At the center of the performance is Carmela Remigio in the role of Maria Callas. The soprano consciously avoided any caricatural imitation of the historical figure, instead constructing a deeply human portrayal marked by fragility and despair. She did not seek to reproduce Callas’s timbre, but rather to restore her inner dimension. Her meticulous work on phrasing and text was supported by notable vocal power, resulting in a complex portrait in which the diva yields to the woman.

(Photo: Gianni Cravedi)
Baritone Bruno Taddia created a Pasolini of strong physical presence and considerable interpretative depth. Particularly noteworthy was his ability to integrate the character’s multiple facets without fragmenting them, allowing them to flow naturally into one another. The duets were especially effective, both with his lover–where the vocal line became more incisive–and with Maria, where a more exposed Pier Paolo emerged, revealing the character’s internal contradictions.
Tenor Didier Pieri convincingly shaped the figure of Ninetto Davoli, here referred to as “Il ragazzo” (the boy/the lover), endowing him with a clear stage presence and a solid vocal profile. His clean emission, consistent line, and especially vivid diction in Roman dialect contributed to defining a character essential to the dramatic balance, as he embodied Pasolini’s most immediate emotional conflict.
Meanwhile, soprano Caterina Meldolesi brought solidity and musicality to the role of “La Madre” (Pasolini’s mother). Though limited in scope, the character assumes significant symbolic weight within the dramatic structure. Her careful emission, precise phrasing, and clarity of diction combined with an effective stage presence.

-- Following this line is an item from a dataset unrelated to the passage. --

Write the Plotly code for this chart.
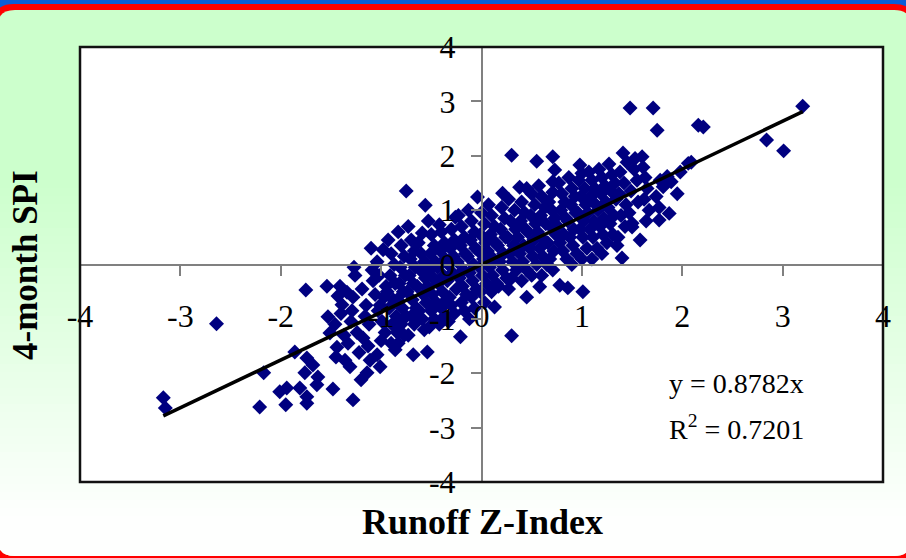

Ultimately, “Cronaca di un amore: Callas e Pasolini” emerges as a work that offers no answers, but instead poses questions. Although Maria and Pier Paolo remained in contact over time without ever formalizing their relationship, the opera suggests that both are, in the end, condemned to solitude. They died not long apart, and the work seems to underscore this final awareness: the impossibility of a love that, precisely for that reason, finds its greatest expressive strength.